More than half of millennial gift purchasers, 52%, are concerned that their gift would be disliked, compared to 38% of baby boomers and 46% of Gen X respondents (Binns, 2019). From the data presented above, we can say that Baby Boomers and Gen Xers tend to be much more motivated by obligation when it comes to gift-giving than millennials. This sense of obligation can negatively influence the motivation behind gift-giving, damaging the receiver's experience. On the other hand, millennials get positively influenced by their desires to make the receiver happy. Therefore, they will invest more time and resources in the process of finding and giving gifts. This is why personalized gift-giving is far more common among millennials than previous generations. Personalization is the process of tailoring products or services to each individual. The giver can share aspects of themselves with the receiver while also giving them something unique that no one else has. A study conducted by IBM with the participation of the National Retail Federation (Cullen, 2019), discovered that personalization is also vital in the gift-giving process of Gen Z. They found that 47% of Gen Z customers are interested in designing or customizing an item for a gift.

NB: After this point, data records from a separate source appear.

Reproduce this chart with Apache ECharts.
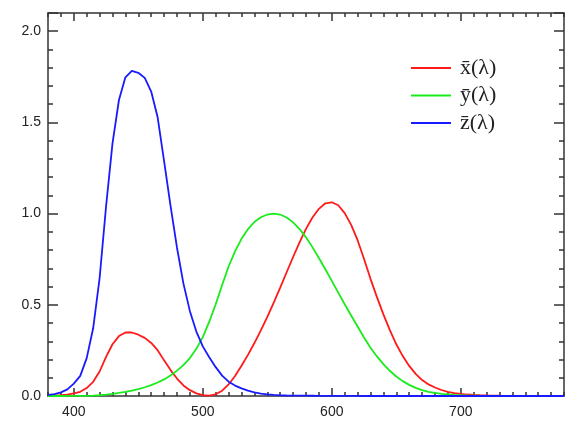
<!DOCTYPE html>
<html>
<head>
<meta charset="utf-8">
<script src="https://cdn.jsdelivr.net/npm/echarts@6/dist/echarts.min.js"></script>
<style>
  html, body { margin: 0; padding: 0; background: #fff; }
  #chart { width: 587px; height: 433px; }
</style>
</head>
<body>
<div id="chart"></div>
<script>
// CIE 1931 2-degree colour matching functions, 5 nm steps
const wavelengths = [
  380, 385, 390, 395, 400, 405, 410, 415, 420, 425, 430, 435, 440, 445, 450, 455, 460, 465, 470, 475,
  480, 485, 490, 495, 500, 505, 510, 515, 520, 525, 530, 535, 540, 545, 550, 555, 560, 565, 570, 575,
  580, 585, 590, 595, 600, 605, 610, 615, 620, 625, 630, 635, 640, 645, 650, 655, 660, 665, 670, 675,
  680, 685, 690, 695, 700, 705, 710, 715, 720, 725, 730, 735, 740, 745, 750, 755, 760, 765, 770, 775, 780
];
const xBar = [
  0.0014, 0.0022, 0.0042, 0.0077, 0.0143, 0.0232, 0.0435, 0.0776, 0.1344, 0.2148, 0.2839, 0.3285, 0.3483, 0.3481, 0.3362, 0.3187, 0.2908, 0.2511, 0.1954, 0.1421,
  0.0956, 0.0580, 0.0320, 0.0147, 0.0049, 0.0024, 0.0093, 0.0291, 0.0633, 0.1096, 0.1655, 0.2257, 0.2904, 0.3597, 0.4334, 0.5121, 0.5945, 0.6784, 0.7621, 0.8425,
  0.9163, 0.9786, 1.0263, 1.0567, 1.0622, 1.0456, 1.0026, 0.9384, 0.8544, 0.7514, 0.6424, 0.5419, 0.4479, 0.3608, 0.2835, 0.2187, 0.1649, 0.1212, 0.0874, 0.0636,
  0.0468, 0.0329, 0.0227, 0.0158, 0.0114, 0.0081, 0.0058, 0.0041, 0.0029, 0.0020, 0.0014, 0.0010, 0.0007, 0.0005, 0.0003, 0.0002, 0.0002, 0.0001, 0.0001, 0.0001, 0.0000
];
const yBar = [
  0.0000, 0.0001, 0.0001, 0.0002, 0.0004, 0.0006, 0.0012, 0.0022, 0.0040, 0.0073, 0.0116, 0.0168, 0.0230, 0.0298, 0.0380, 0.0480, 0.0600, 0.0739, 0.0910, 0.1126,
  0.1390, 0.1693, 0.2080, 0.2586, 0.3230, 0.4073, 0.5030, 0.6082, 0.7100, 0.7932, 0.8620, 0.9149, 0.9540, 0.9803, 0.9950, 1.0000, 0.9950, 0.9786, 0.9520, 0.9154,
  0.8700, 0.8163, 0.7570, 0.6949, 0.6310, 0.5668, 0.5030, 0.4412, 0.3810, 0.3210, 0.2650, 0.2170, 0.1750, 0.1382, 0.1070, 0.0816, 0.0610, 0.0446, 0.0320, 0.0232,
  0.0170, 0.0119, 0.0082, 0.0057, 0.0041, 0.0029, 0.0021, 0.0015, 0.0010, 0.0007, 0.0005, 0.0004, 0.0002, 0.0002, 0.0001, 0.0001, 0.0001, 0.0000, 0.0000, 0.0000, 0.0000
];
const zBar = [
  0.0065, 0.0106, 0.0201, 0.0362, 0.0679, 0.1102, 0.2074, 0.3713, 0.6456, 1.0391, 1.3856, 1.6230, 1.7471, 1.7826, 1.7721, 1.7441, 1.6692, 1.5281, 1.2876, 1.0419,
  0.8130, 0.6162, 0.4652, 0.3533, 0.2720, 0.2123, 0.1582, 0.1117, 0.0783, 0.0573, 0.0422, 0.0298, 0.0203, 0.0134, 0.0088, 0.0058, 0.0039, 0.0028, 0.0021, 0.0018,
  0.0017, 0.0014, 0.0011, 0.0010, 0.0008, 0.0006, 0.0003, 0.0002, 0.0002, 0.0001, 0.0001, 0.0000, 0.0000, 0.0000, 0.0000, 0.0000, 0.0000, 0.0000, 0.0000, 0.0000,
  0.0000, 0.0000, 0.0000, 0.0000, 0.0000, 0.0000, 0.0000, 0.0000, 0.0000, 0.0000, 0.0000, 0.0000, 0.0000, 0.0000, 0.0000, 0.0000, 0.0000, 0.0000, 0.0000, 0.0000, 0.0000
];
const seriesNames = ['x\u0304(\u03bb)', 'y\u0304(\u03bb)', 'z\u0304(\u03bb)'];
const seriesColors = ['#ff1a1a', '#1aeb1a', '#1a1aff'];

const axisColor = '#333';
const labelFont = { fontFamily: 'Liberation Sans', fontSize: 14, color: '#222' };

// category x axes: one with the 10 nm ticks, one overlaid with the 100 nm ticks
function xAxisFor(position, step, len, withLine, withLabels) {
  return {
    type: 'category',
    data: wavelengths,
    boundaryGap: false,
    position: position,
    axisLine: { show: withLine, onZero: false, lineStyle: { color: axisColor, width: 1.5 } },
    axisTick: {
      show: true, inside: true, length: len,
      interval: (i, v) => Number(v) % step === 0,
      lineStyle: { color: axisColor, width: 1.5 }
    },
    axisLabel: {
      show: withLabels, margin: 9, ...labelFont,
      interval: (i, v) => Number(v) % 100 === 0
    },
    splitLine: { show: false }
  };
}

function yAxisFor(position, step, len, withLine, withLabels) {
  return {
    type: 'value',
    min: 0, max: 2.1, interval: step,
    position: position,
    axisLine: { show: withLine, onZero: false, lineStyle: { color: axisColor, width: 1.5 } },
    axisTick: { show: true, inside: true, length: len, lineStyle: { color: axisColor, width: 1.5 } },
    axisLabel: {
      show: withLabels, margin: 7, ...labelFont,
      formatter: v => {
        const k = Math.round(v * 10);
        return (k % 5 === 0 && k <= 20) ? (k / 10).toFixed(1) : '';
      }
    },
    splitLine: { show: false }
  };
}

const chart = echarts.init(document.getElementById('chart'), null, { renderer: 'canvas' });
chart.setOption({
  animation: false,
  backgroundColor: '#fff',
  grid: { left: 48, right: 23, top: 13, bottom: 37 },
  legend: {
    orient: 'vertical',
    left: 411, top: 57,
    padding: 0,
    icon: 'rect',
    itemWidth: 40, itemHeight: 2,
    itemGap: 5.5,
    data: seriesNames,
    textStyle: { fontFamily: 'Liberation Serif', fontSize: 22, color: '#222', lineHeight: 22, padding: [0, 0, 0, 4] }
  },
  xAxis: [
    xAxisFor('bottom', 10, 4, true, true),
    xAxisFor('bottom', 100, 8, false, false),
    xAxisFor('top', 10, 4, true, false),
    xAxisFor('top', 100, 8, false, false)
  ],
  yAxis: [
    yAxisFor('left', 0.1, 5, true, true),
    yAxisFor('left', 0.5, 10, false, false),
    yAxisFor('right', 0.1, 5, true, false),
    yAxisFor('right', 0.5, 10, false, false)
  ],
  series: [xBar, yBar, zBar].map((d, i) => ({
    name: seriesNames[i],
    type: 'line',
    data: d,
    xAxisIndex: 0,
    yAxisIndex: 0,
    symbol: 'none',
    color: seriesColors[i],
    lineStyle: { color: seriesColors[i], width: 1.8 }
  }))
});
</script>
</body>
</html>
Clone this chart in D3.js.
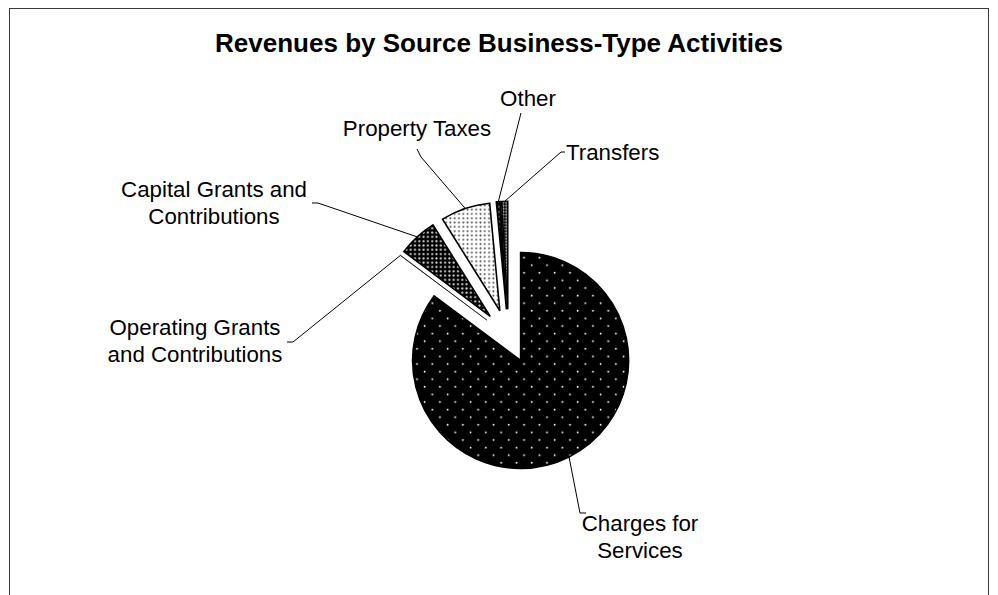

NFT and the future of Gift-Giving
We have seen how the concept of buying changes starting from Baby Boomers to Generation Z, but what about the next generation? Maybe it is still early to talk about it, but can NFT impact the future of gifting? First of all, if you don't know anything about the topic of NFTs, don't worry - I will try to make it as simple as possible for you. A Non-Fungible Token, or NFT, is a certificate of authenticity for a virtual object. The object can be everything, a piece of art, a song, or even virtual pets! The one-of-a-kind digital file is saved on a blockchain network, with any changes in ownership being validated by a global network and publicly recorded. That implies the chain of custody is permanently marked in the file, making it nearly impossible to replace it with a fake (Sam Dean, 2021). Think that in the February of 2021, the famous artist Grimes made 5.8 million dollars selling her NFTs in a couple of minutes. "WarNymph" was the title of a collection of ten digital assets created in partnership with her brother. NFT's are pretty new, and we don't know yet what their future will be. But what if buying and selling NFT's becomes a matter of everyday life for children born in the next generation? This would have an impact on gift-giving as well. Of course, the idea of gifting something that is not tangible might sound crazy to some of you. Still, perhaps this could be representing the next step of gift-giving as Gen Z seems to continue taking more interest in NFTs and digital gifts, and we just don't know yet for certainty.